_Required task:_ Could you copy exactly the lines from the start of the records through the one containing "import * as", both included, and leave out the pictures?

Figure scripts:
_ _ _ _ _ _ _

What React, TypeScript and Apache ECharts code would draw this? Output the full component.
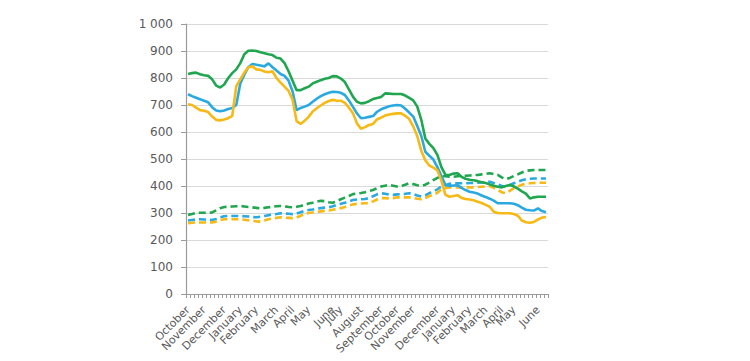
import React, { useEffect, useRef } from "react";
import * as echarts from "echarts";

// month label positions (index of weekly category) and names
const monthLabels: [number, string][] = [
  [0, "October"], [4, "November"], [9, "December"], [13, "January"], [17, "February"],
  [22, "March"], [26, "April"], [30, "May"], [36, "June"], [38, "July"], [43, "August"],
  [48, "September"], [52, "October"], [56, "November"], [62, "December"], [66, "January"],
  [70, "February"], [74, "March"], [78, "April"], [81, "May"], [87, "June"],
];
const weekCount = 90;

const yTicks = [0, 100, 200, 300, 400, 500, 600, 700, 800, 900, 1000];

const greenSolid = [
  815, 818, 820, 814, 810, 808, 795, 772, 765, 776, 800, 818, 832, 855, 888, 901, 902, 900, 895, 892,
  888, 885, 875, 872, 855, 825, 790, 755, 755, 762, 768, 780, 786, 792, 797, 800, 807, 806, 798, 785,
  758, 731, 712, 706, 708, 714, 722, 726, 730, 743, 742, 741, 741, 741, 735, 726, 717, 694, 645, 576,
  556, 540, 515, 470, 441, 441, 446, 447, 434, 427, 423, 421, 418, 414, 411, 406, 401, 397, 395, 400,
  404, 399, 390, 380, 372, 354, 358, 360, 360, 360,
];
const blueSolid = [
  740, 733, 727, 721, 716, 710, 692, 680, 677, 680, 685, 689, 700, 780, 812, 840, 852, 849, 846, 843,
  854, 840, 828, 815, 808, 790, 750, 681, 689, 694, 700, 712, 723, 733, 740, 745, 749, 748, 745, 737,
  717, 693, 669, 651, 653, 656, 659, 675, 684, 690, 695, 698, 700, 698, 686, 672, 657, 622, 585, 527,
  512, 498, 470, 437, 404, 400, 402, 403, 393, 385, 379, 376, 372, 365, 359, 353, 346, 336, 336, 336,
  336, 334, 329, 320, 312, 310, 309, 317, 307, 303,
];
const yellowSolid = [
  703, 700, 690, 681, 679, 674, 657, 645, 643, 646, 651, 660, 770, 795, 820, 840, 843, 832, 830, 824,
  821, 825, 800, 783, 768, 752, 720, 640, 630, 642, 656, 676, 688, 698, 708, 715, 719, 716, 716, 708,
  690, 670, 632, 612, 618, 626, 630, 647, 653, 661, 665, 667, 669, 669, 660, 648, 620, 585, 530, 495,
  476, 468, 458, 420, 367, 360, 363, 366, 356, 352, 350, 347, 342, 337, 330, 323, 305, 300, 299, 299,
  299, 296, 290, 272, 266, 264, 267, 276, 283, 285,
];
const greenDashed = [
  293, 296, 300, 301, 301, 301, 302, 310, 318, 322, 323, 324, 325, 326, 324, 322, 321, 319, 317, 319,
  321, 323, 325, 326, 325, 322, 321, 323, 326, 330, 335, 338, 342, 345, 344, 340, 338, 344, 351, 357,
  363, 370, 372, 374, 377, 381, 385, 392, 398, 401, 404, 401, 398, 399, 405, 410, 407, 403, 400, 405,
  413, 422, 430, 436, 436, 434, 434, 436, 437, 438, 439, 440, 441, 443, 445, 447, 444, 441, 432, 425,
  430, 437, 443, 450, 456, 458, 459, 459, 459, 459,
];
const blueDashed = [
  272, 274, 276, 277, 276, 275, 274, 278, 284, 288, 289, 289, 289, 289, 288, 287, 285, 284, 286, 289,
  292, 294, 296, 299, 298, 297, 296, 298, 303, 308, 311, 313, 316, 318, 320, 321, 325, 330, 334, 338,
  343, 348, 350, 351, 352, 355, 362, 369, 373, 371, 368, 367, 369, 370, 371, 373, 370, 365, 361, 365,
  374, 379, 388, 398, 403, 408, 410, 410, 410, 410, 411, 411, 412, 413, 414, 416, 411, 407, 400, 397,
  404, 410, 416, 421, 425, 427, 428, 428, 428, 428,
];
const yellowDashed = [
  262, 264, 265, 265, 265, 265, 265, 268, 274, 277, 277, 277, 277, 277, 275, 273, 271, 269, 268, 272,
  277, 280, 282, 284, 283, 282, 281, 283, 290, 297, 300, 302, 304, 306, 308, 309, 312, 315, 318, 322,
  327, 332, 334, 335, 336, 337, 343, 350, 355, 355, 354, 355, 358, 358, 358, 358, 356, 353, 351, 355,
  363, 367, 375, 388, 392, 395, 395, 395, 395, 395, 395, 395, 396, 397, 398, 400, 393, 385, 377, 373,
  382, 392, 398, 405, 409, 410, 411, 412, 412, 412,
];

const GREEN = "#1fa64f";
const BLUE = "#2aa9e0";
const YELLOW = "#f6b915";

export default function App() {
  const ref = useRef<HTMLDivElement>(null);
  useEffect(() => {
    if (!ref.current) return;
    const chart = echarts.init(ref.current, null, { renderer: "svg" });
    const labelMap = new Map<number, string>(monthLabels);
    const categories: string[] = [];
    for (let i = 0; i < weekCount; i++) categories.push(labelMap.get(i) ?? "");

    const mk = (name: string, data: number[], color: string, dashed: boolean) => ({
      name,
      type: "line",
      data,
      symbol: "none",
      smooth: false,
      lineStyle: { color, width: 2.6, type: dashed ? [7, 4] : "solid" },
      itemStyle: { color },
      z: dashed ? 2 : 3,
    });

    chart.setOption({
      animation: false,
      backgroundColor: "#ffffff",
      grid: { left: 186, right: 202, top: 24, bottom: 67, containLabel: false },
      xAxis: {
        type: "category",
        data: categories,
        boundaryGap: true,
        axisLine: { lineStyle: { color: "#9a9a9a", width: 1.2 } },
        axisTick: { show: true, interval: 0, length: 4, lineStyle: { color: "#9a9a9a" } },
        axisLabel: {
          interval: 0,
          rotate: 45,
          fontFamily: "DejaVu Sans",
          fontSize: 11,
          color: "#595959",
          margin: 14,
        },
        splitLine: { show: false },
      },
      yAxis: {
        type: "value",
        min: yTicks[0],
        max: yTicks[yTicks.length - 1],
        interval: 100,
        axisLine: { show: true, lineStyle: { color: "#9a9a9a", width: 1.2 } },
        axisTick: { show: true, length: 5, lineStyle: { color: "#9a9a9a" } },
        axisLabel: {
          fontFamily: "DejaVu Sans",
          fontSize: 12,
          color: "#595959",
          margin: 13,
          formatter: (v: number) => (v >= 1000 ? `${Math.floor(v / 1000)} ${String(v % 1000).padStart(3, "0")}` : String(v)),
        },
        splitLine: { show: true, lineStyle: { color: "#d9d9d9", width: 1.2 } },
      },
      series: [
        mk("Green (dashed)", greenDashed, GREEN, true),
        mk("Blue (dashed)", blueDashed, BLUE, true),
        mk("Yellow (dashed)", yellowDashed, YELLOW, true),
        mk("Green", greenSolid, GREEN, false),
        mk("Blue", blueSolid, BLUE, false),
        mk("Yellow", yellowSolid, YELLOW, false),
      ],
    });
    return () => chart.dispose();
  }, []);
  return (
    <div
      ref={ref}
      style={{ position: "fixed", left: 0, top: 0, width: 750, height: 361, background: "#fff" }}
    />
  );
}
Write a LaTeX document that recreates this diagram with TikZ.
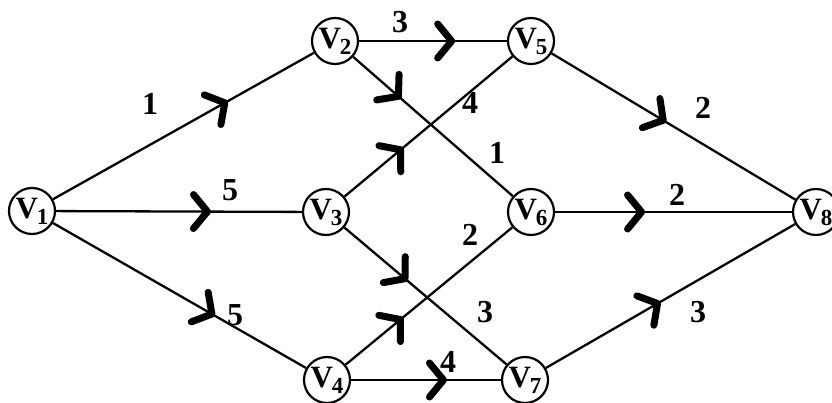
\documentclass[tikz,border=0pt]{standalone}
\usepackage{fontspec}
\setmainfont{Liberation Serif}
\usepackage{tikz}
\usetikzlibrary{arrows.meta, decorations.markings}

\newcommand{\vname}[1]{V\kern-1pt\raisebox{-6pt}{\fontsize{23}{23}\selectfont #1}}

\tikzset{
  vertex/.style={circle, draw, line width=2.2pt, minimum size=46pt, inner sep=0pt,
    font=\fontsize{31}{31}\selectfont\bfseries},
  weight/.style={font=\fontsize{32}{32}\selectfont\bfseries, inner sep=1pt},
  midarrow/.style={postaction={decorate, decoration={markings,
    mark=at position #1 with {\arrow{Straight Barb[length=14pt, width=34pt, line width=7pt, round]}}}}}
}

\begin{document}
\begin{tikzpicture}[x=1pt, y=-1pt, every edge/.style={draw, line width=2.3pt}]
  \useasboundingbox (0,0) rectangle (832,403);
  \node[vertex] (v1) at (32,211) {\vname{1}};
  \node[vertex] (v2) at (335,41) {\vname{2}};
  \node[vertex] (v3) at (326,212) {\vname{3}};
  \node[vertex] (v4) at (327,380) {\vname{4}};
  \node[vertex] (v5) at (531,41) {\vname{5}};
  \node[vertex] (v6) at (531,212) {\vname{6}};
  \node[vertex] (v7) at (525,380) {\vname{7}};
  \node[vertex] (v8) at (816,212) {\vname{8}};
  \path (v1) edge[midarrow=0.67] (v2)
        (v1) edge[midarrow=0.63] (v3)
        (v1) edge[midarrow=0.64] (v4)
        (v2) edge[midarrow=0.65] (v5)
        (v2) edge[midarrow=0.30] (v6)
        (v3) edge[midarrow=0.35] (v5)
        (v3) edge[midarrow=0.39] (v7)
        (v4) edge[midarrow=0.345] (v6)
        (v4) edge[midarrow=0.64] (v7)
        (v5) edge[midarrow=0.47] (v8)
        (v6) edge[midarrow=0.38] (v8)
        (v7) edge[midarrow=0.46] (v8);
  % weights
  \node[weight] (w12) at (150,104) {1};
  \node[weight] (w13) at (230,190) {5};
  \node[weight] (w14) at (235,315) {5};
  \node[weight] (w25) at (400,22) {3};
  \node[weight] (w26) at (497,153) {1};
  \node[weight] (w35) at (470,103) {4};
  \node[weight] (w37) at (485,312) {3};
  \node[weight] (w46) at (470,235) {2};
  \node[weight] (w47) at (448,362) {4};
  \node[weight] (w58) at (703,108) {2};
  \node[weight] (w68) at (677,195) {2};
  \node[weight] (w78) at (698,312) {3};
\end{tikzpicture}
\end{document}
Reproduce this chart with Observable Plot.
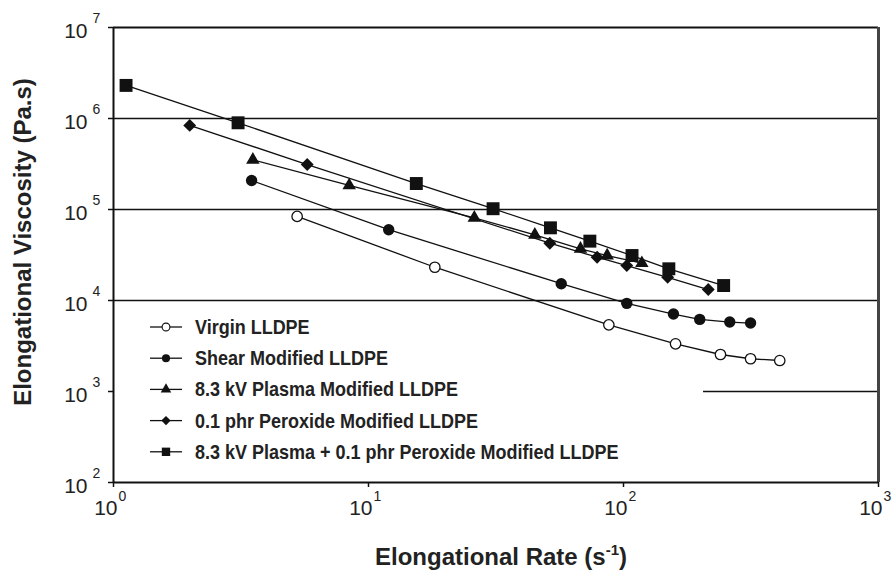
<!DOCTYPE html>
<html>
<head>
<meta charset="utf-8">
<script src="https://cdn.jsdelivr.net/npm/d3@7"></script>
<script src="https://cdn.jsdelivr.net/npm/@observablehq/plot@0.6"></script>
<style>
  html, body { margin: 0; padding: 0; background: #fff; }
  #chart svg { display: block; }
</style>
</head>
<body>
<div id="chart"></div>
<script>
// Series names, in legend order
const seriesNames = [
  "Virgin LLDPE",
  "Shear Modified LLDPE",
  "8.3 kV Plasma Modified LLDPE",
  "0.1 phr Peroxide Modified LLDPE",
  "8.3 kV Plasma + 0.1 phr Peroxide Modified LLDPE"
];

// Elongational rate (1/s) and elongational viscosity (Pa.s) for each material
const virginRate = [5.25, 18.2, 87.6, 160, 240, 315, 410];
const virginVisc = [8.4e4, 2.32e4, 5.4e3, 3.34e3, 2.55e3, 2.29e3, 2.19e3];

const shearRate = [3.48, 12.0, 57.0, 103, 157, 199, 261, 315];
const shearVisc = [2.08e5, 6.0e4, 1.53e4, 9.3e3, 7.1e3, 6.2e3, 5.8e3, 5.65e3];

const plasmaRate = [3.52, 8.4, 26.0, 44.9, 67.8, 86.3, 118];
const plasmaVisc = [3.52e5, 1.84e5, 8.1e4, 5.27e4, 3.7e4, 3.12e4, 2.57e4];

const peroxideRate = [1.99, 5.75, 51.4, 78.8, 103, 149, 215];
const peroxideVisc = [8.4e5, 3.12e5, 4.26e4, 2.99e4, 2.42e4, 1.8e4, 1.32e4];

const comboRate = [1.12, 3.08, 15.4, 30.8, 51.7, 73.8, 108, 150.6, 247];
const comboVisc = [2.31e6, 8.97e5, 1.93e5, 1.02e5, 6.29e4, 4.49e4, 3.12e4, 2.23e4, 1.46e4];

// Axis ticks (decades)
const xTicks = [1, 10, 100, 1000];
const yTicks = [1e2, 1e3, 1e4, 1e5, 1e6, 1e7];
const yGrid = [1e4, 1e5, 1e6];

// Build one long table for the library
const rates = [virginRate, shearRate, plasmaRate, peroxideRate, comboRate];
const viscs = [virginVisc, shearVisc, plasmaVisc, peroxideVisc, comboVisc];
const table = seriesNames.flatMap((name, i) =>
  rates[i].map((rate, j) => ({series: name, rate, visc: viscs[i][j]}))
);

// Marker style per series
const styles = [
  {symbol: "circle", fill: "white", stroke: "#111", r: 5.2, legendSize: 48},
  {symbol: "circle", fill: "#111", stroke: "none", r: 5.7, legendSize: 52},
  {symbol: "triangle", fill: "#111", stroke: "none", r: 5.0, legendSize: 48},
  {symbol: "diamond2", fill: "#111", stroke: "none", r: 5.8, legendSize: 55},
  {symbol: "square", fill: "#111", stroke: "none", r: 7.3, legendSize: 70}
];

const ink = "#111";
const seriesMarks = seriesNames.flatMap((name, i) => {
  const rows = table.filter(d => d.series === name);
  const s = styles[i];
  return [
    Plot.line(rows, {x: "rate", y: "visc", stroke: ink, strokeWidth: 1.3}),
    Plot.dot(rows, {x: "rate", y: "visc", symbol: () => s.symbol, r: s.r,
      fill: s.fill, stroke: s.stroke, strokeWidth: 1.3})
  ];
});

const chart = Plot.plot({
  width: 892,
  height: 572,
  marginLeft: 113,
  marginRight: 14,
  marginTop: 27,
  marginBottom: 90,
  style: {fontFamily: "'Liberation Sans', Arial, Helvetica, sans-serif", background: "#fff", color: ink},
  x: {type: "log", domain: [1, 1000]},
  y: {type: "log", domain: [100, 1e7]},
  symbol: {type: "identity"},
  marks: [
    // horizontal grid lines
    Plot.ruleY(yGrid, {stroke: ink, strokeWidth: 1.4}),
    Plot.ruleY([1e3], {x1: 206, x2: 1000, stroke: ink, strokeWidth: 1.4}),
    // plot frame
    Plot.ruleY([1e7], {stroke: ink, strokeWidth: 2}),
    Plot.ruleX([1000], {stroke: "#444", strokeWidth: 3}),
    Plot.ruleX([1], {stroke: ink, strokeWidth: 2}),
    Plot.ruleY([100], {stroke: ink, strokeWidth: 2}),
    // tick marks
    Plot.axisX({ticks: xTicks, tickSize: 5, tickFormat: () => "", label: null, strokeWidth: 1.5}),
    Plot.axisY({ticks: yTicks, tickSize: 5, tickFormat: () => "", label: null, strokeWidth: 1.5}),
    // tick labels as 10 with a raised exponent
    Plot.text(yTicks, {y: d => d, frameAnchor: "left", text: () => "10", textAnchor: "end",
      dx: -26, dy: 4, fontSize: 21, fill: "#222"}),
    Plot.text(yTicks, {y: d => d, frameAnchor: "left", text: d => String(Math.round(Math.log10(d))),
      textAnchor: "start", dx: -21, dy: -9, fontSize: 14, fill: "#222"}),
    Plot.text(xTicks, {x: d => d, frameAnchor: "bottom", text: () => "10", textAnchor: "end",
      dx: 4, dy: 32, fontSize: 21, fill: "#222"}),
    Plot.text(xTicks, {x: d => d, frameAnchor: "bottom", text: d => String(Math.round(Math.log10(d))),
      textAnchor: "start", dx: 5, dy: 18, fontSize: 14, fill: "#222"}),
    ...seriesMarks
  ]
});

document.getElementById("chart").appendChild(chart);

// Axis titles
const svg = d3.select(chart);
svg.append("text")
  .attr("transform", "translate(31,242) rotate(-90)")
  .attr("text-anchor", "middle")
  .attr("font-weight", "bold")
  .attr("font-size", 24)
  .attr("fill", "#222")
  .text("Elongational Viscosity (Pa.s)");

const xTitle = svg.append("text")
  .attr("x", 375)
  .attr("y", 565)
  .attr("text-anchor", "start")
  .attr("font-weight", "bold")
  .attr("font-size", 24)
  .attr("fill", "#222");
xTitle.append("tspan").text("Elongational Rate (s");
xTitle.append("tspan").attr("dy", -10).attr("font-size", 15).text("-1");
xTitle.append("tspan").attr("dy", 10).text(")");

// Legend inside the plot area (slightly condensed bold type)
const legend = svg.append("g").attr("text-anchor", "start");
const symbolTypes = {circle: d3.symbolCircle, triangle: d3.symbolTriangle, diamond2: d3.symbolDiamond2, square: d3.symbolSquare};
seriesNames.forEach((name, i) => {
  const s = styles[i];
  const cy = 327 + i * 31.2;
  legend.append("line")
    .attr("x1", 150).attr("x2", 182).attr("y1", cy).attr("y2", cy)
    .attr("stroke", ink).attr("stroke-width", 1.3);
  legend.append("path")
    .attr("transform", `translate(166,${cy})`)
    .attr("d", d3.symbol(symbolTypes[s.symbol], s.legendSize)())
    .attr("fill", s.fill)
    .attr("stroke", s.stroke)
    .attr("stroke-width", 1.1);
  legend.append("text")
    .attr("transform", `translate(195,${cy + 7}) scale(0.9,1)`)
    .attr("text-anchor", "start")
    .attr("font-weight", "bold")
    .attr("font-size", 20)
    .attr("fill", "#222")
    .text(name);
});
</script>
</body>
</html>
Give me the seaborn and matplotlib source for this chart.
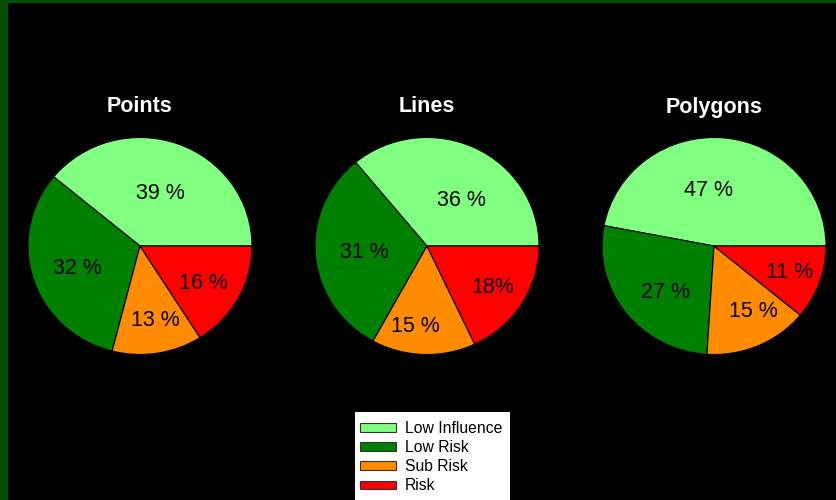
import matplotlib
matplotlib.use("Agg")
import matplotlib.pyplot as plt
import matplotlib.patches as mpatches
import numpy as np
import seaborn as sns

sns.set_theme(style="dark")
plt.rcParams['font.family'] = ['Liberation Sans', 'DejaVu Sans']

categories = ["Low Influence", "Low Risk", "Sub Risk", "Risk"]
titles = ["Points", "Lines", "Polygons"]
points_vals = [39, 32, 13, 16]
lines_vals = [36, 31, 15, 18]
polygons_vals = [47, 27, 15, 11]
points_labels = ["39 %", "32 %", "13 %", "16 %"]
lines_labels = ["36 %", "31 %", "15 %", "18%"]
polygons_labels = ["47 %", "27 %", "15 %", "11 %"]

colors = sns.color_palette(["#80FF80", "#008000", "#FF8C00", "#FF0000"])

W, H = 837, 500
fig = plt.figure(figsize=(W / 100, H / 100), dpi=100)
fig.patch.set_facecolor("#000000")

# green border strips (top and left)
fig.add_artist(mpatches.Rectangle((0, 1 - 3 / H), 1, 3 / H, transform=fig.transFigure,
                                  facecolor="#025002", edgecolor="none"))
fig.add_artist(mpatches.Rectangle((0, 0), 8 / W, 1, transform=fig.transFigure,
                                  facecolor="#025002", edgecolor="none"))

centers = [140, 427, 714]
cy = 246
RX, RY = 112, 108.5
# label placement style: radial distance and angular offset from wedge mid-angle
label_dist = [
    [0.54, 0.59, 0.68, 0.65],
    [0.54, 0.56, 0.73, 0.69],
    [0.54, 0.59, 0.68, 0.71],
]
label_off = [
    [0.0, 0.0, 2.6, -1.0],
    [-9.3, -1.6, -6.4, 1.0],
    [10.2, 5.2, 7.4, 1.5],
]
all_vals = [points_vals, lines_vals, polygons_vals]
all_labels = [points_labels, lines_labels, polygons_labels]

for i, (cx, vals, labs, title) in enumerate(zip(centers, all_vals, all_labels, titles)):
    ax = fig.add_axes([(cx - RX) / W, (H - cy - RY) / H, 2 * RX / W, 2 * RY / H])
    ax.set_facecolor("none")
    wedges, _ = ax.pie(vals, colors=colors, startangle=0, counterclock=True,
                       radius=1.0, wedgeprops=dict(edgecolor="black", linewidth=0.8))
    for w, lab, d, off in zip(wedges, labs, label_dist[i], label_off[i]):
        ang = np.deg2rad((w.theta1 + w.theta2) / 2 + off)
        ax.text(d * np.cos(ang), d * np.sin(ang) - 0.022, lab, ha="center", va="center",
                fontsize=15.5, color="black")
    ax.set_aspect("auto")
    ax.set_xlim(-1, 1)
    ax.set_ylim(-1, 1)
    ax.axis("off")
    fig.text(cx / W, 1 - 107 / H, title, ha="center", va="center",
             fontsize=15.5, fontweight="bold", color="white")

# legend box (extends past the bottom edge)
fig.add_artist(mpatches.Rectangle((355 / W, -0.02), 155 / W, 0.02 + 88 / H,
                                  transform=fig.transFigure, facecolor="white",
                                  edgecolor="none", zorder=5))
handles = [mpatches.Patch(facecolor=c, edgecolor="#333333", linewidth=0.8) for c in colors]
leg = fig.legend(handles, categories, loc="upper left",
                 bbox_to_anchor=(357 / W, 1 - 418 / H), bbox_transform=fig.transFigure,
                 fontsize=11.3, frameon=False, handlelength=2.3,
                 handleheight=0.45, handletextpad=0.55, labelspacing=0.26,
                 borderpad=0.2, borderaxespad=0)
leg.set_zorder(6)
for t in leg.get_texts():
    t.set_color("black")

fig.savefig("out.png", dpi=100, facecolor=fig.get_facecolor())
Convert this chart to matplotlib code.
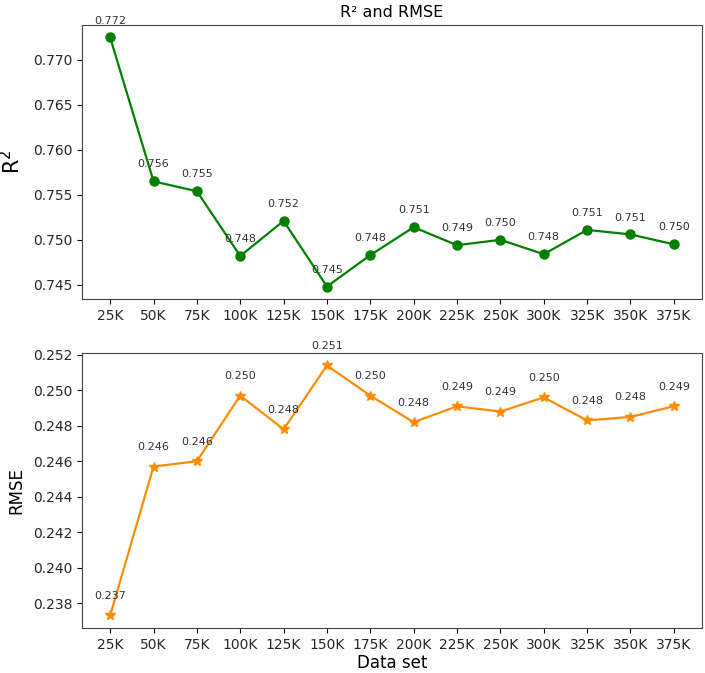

_ _ _ _ _ _ _

_Task response:_
What React, TypeScript and Apache ECharts code would draw this? Output the full component.
import React, { useEffect, useRef } from "react";
import * as echarts from "echarts";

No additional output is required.